What you need to do » Retype the opening lines of the data exactly, stopping after the line that contains "from matplotlib.lines import Line2D". Skip every picture.

Information shown »
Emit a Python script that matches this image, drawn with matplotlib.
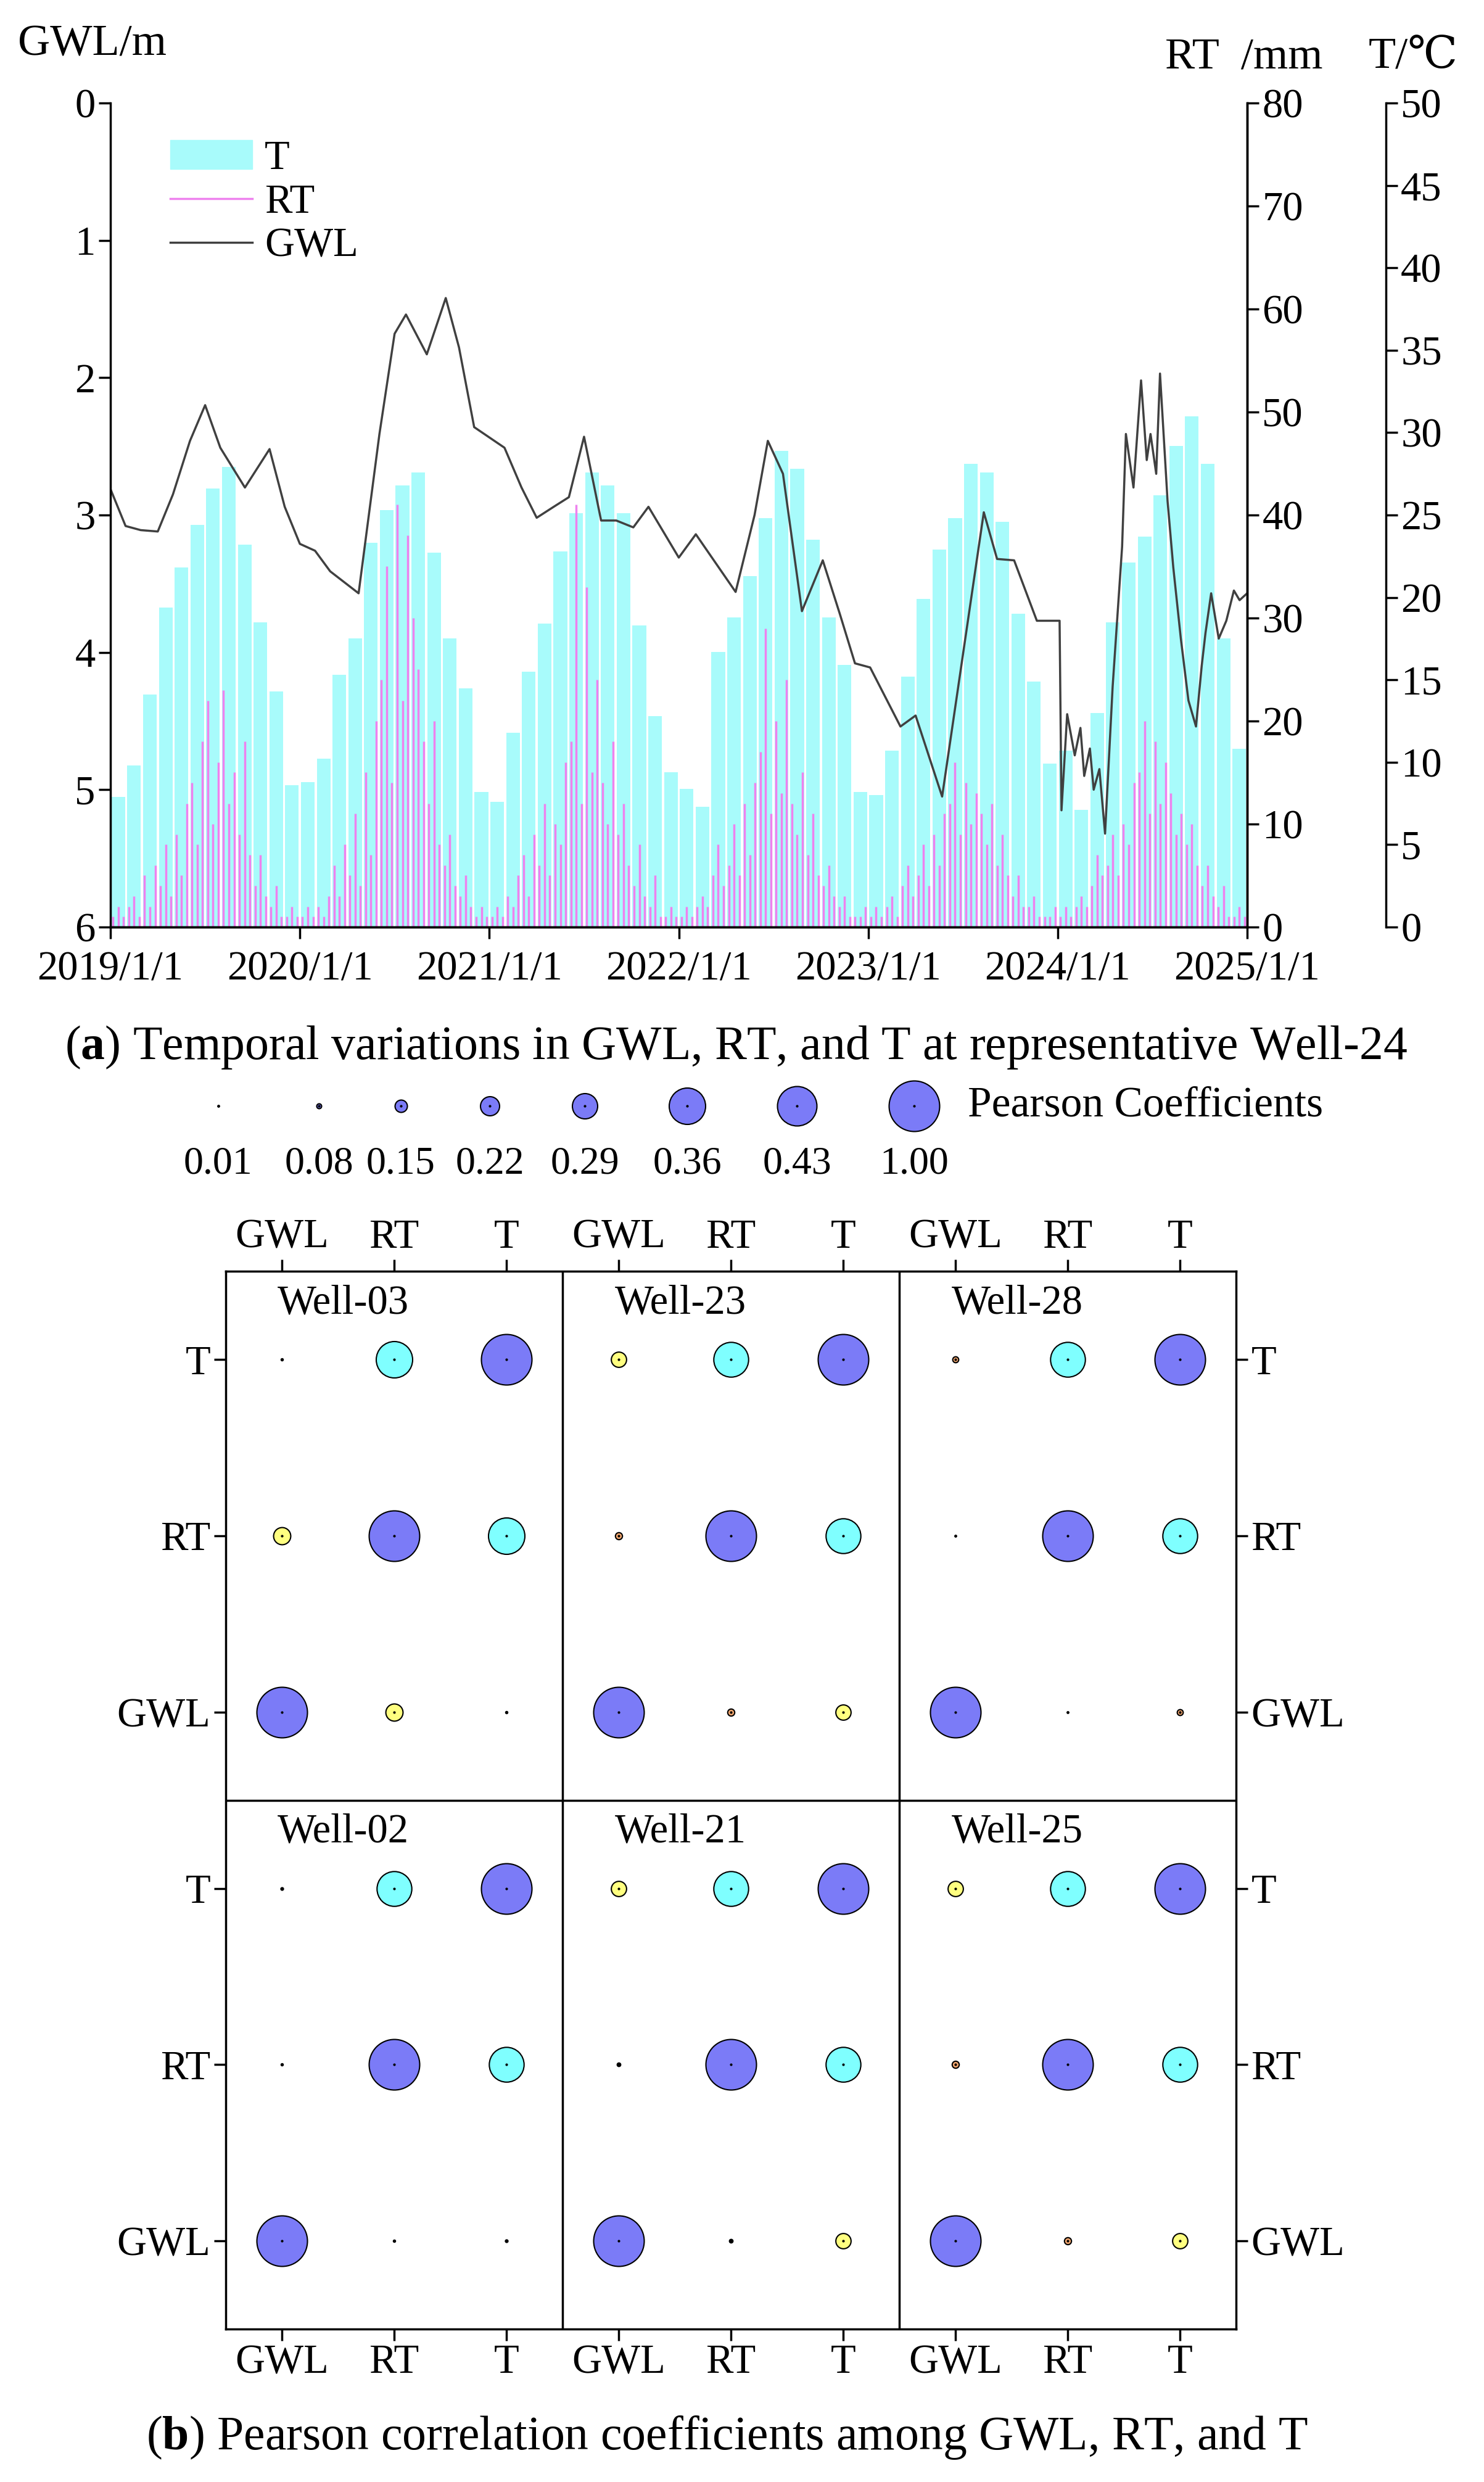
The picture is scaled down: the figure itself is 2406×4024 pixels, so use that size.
import numpy as np
import matplotlib
matplotlib.use("Agg")
import matplotlib.pyplot as plt
from matplotlib.patches import Patch
from matplotlib.lines import Line2D

plt.rcParams['font.family'] = ['Liberation Serif', 'DejaVu Serif']
plt.rcParams['mathtext.fontset'] = 'custom'
plt.rcParams['mathtext.bf'] = 'Liberation Serif:bold'
plt.rcParams['mathtext.rm'] = 'Liberation Serif'

FS = 48

# ---------------- data: panel (a) ----------------
YEARS = [2019, 2020, 2021, 2022, 2023, 2024]
T_MONTHLY = [
    7.9, 9.8, 14.1, 19.4, 21.8, 24.4, 26.6, 27.9, 23.2, 18.5, 14.3, 8.6,
    8.8, 10.2, 15.3, 17.5, 23.3, 25.3, 26.8, 27.6, 22.7, 17.5, 14.5, 8.2,
    7.6, 11.8, 15.5, 18.4, 22.8, 25.1, 27.6, 26.8, 25.1, 18.3, 12.8, 9.4,
    8.4, 7.3, 16.7, 18.8, 21.3, 24.8, 28.9, 27.8, 23.5, 18.8, 15.9, 8.2,
    8.0, 10.7, 15.2, 19.9, 22.9, 24.8, 28.1, 27.6, 24.6, 19.0, 14.9, 9.9,
    10.7, 7.1, 13.0, 18.5, 22.1, 23.7, 26.2, 29.2, 31.0, 28.1, 17.5, 10.8,
]
# rainfall, three readings per month (mm)
RT_DEKAD = [
    1, 2, 1, 2, 3, 1, 5, 2, 6, 4, 8, 3, 9, 5, 12, 14, 8, 18, 22, 10, 16, 23, 12, 15, 9, 18, 7, 4, 7, 3, 2, 4, 1, 1, 2, 1,
    1, 2, 1, 2, 1, 3, 6, 3, 8, 5, 11, 4, 15, 7, 20, 24, 35, 14, 41, 22, 38, 30, 25, 18, 12, 20, 8, 6, 9, 4, 3, 5, 2, 1, 2, 1,
    1, 2, 1, 3, 2, 5, 7, 3, 9, 6, 12, 5, 10, 8, 16, 18, 41, 12, 33, 15, 24, 14, 10, 18, 9, 12, 6, 4, 8, 3, 2, 5, 1, 1, 2, 1,
    1, 2, 1, 2, 3, 2, 5, 8, 4, 6, 10, 5, 12, 7, 14, 17, 29, 11, 20, 13, 24, 12, 9, 15, 7, 11, 5, 4, 6, 3, 2, 3, 1, 1, 1, 2,
    1, 2, 1, 2, 3, 1, 4, 6, 3, 5, 8, 4, 9, 6, 11, 12, 16, 9, 14, 10, 13, 11, 8, 12, 6, 9, 5, 3, 5, 2, 2, 3, 1, 1, 1, 2,
    1, 2, 1, 2, 3, 2, 4, 7, 5, 6, 9, 5, 10, 8, 14, 15, 20, 11, 18, 12, 16, 13, 9, 11, 8, 10, 6, 4, 6, 3, 2, 4, 1, 1, 2, 1,
]
GWL_T = [2019.00, 2019.08, 2019.16, 2019.25, 2019.33, 2019.42, 2019.50, 2019.58, 2019.71, 2019.84, 2019.92,
         2020.00, 2020.08, 2020.16, 2020.31, 2020.42, 2020.50, 2020.56, 2020.67, 2020.77, 2020.84, 2020.92,
         2021.08, 2021.17, 2021.25, 2021.34, 2021.42, 2021.50, 2021.59, 2021.67, 2021.76, 2021.84,
         2022.00, 2022.09, 2022.30, 2022.40, 2022.47, 2022.55, 2022.65, 2022.76, 2022.85, 2022.93,
         2023.01, 2023.17, 2023.25, 2023.39, 2023.61, 2023.68, 2023.77, 2023.89, 2024.01,
         2024.02, 2024.05, 2024.09, 2024.12, 2024.14, 2024.17, 2024.19, 2024.22, 2024.25, 2024.29,
         2024.34, 2024.36, 2024.40, 2024.44, 2024.47, 2024.49, 2024.52, 2024.54, 2024.58, 2024.61,
         2024.65, 2024.69, 2024.73, 2024.76, 2024.78, 2024.81, 2024.85, 2024.89, 2024.93, 2024.96, 2025.00]
GWL_V = [2.81, 3.08, 3.11, 3.12, 2.85, 2.46, 2.20, 2.51, 2.80, 2.52, 2.94,
         3.21, 3.26, 3.41, 3.57, 2.41, 1.68, 1.54, 1.83, 1.42, 1.78, 2.36,
         2.51, 2.80, 3.02, 2.94, 2.87, 2.43, 3.04, 3.04, 3.09, 2.94,
         3.31, 3.14, 3.56, 3.00, 2.46, 2.70, 3.70, 3.33, 3.72, 4.08,
         4.11, 4.54, 4.46, 5.05, 2.98, 3.32, 3.33, 3.77, 3.77,
         5.15, 4.45, 4.75, 4.55, 4.90, 4.70, 5.00, 4.85, 5.32, 4.25,
         3.23, 2.41, 2.80, 2.02, 2.60, 2.41, 2.70, 1.97, 2.90, 3.38,
         3.90, 4.35, 4.54, 4.10, 3.86, 3.57, 3.90, 3.77, 3.55, 3.62, 3.57]

# ---------------- data: panel (b) ----------------
VARS = ["GWL", "RT", "T"]
WELLS = ["Well-03", "Well-23", "Well-28", "Well-02", "Well-21", "Well-25"]
R_GWL_RT = [0.20, 0.10, 0.01, 0.02, 0.05, 0.10]
R_GWL_T = [0.02, 0.18, 0.09, 0.03, 0.18, 0.18]
R_RT_T = [0.36, 0.35, 0.35, 0.35, 0.35, 0.35]
LEG_VALUES = [0.01, 0.08, 0.15, 0.22, 0.29, 0.36, 0.43, 1.00]

fig = plt.figure(figsize=(24.06, 40.24), dpi=100)

# ---- panel (a)
ax = fig.add_axes([0.0744, 0.6265, 0.766, 0.332])
axR = ax.twinx()
axT = ax.twinx()
axT.spines['right'].set_position(('axes', 1.122))

t_x = [y + (m + 0.5) / 12 for y in YEARS for m in range(12)]
axT.bar(t_x, T_MONTHLY, width=0.072, color='#A8FBFB', zorder=1)
rt_x = [y + (m + (k + 0.5) / 3) / 12 for y in YEARS for m in range(12) for k in range(3)]
axR.vlines(rt_x, 0, RT_DEKAD, color='#EE82EE', linewidth=2.5)
ax.plot(GWL_T, GWL_V, color='#404040', linewidth=2.5)

axT.set_zorder(1)
axR.set_zorder(2)
ax.set_zorder(3)
ax.patch.set_visible(False)
axR.patch.set_visible(False)

ax.set_xlim(2019, 2025)
ax.set_ylim(6, 0)
axR.set_ylim(0, 80)
axT.set_ylim(0, 50)
ax.set_xticks(range(2019, 2026))
ax.set_xticklabels([f"{y}/1/1" for y in range(2019, 2026)])
ax.set_yticks(range(7))
axR.set_yticks(range(0, 81, 10))
axT.set_yticks(range(0, 51, 5))
for a in (ax, axR, axT):
    a.tick_params(labelsize=FS, width=2.5, length=14, direction='out')
    for s in a.spines.values():
        s.set_linewidth(2.5)
ax.tick_params(axis='x', pad=14)
for a in (ax, axR, axT):
    a.spines['top'].set_visible(False)
axT.spines['left'].set_visible(False)
axT.spines['bottom'].set_visible(False)
axR.spines['left'].set_visible(False)

handles = [Patch(color='#A8FBFB', label='T'),
           Line2D([], [], color='#EE82EE', lw=2.5, label='RT'),
           Line2D([], [], color='#404040', lw=2.5, label='GWL')]
ax.legend(handles=handles, loc='upper left', bbox_to_anchor=(0.02, 1.0), frameon=False,
          fontsize=FS, handlelength=2.0, handletextpad=0.3, labelspacing=0.15)

fig.text(0.012, 0.982, "GWL/m", fontsize=FS + 4, va='center')
fig.text(0.785, 0.977, "RT  /mm", fontsize=FS + 4, va='center')
fig.text(0.922, 0.977, "T/℃", fontsize=FS + 4, va='center')
fig.text(0.496, 0.578, r"($\mathbf{a}$) Temporal variations in GWL, RT, and T at representative Well-24",
         fontsize=FS + 8, ha='center', va='center')
fig.text(0.49, 0.018, r"($\mathbf{b}$) Pearson correlation coefficients among GWL, RT, and T",
         fontsize=FS + 8, ha='center', va='center')

# ---- bubble size / colour mapping
LEG_RADII = [1.3, 4.0, 10.0, 15.5, 20.5, 29.5, 32.0, 41.0]   # px


def bubble_s(v):
    r_px = np.interp(v, LEG_VALUES, LEG_RADII)
    return (2 * r_px * 72 / 100) ** 2


def bubble_c(v):
    if v >= 0.9:
        return '#7B7BF7'
    if v >= 0.3:
        return '#7FFFFF'
    if v >= 0.14:
        return '#FFFF80'
    if v >= 0.07:
        return '#F4A870'
    return '#6A6AA0'


# ---- legend of bubble sizes
lg = fig.add_axes([0, 0, 1, 1])
lg.set_xlim(0, 1)
lg.set_ylim(0, 1)
lg.axis('off')
leg_x = [0.147, 0.215, 0.270, 0.330, 0.394, 0.463, 0.537, 0.616]
for x, v in zip(leg_x, LEG_VALUES):
    lg.scatter([x], [0.5545], s=bubble_s(v), color='#7B7BF7', edgecolor='black', linewidth=1.5)
    lg.scatter([x], [0.5545], s=4, color='black')
    lg.text(x, 0.531, f"{v:.2f}", fontsize=FS - 2, ha='center', va='center')
lg.text(0.652, 0.5545, "Pearson Coefficients", fontsize=FS + 2, va='center')

# ---- panel (b)
bx = fig.add_axes([0.152, 0.0616, 0.681, 0.4262])
bx.set_xlim(0, 9)
bx.set_ylim(0, 6)
for w, well in enumerate(WELLS):
    col, row_base = w % 3, (3 if w < 3 else 0)
    mat = np.array([[1.0, R_GWL_RT[w], R_GWL_T[w]],
                    [R_GWL_RT[w], 1.0, R_RT_T[w]],
                    [R_GWL_T[w], R_RT_T[w], 1.0]])
    for i in range(3):
        for j in range(3):
            x, y = col * 3 + 0.5 + j, row_base + 0.5 + i
            v = mat[i, j]
            bx.scatter([x], [y], s=bubble_s(v), color=bubble_c(v), edgecolor='black',
                       linewidth=1.5, zorder=3)
            bx.scatter([x], [y], s=4, color='black', zorder=4)
    bx.text(col * 3 + 1.05, row_base + 2.82, well, fontsize=FS, ha='center', va='center')
for x in (3, 6):
    bx.axvline(x, color='black', linewidth=2.5)
bx.axhline(3, color='black', linewidth=2.5)
xt = [c * 3 + 0.5 + j for c in range(3) for j in range(3)]
bx.set_xticks(xt)
bx.set_xticklabels(VARS * 3)
yt = [r * 3 + 0.5 + i for r in range(2) for i in range(3)]
bx.set_yticks(yt)
bx.set_yticklabels(VARS * 2)
bx.tick_params(labelsize=FS, width=2.5, length=14, direction='out',
               top=True, labeltop=True, right=True, labelright=True)
for s in bx.spines.values():
    s.set_linewidth(2.5)

fig.savefig("out.png", dpi=100)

Exercise answer »
Emit a Python script that matches this image, drawn with matplotlib.
The picture is scaled down: the figure itself is 2406×4024 pixels, so use that size.
import numpy as np
import matplotlib
matplotlib.use("Agg")
import matplotlib.pyplot as plt
from matplotlib.patches import Patch
from matplotlib.lines import Line2D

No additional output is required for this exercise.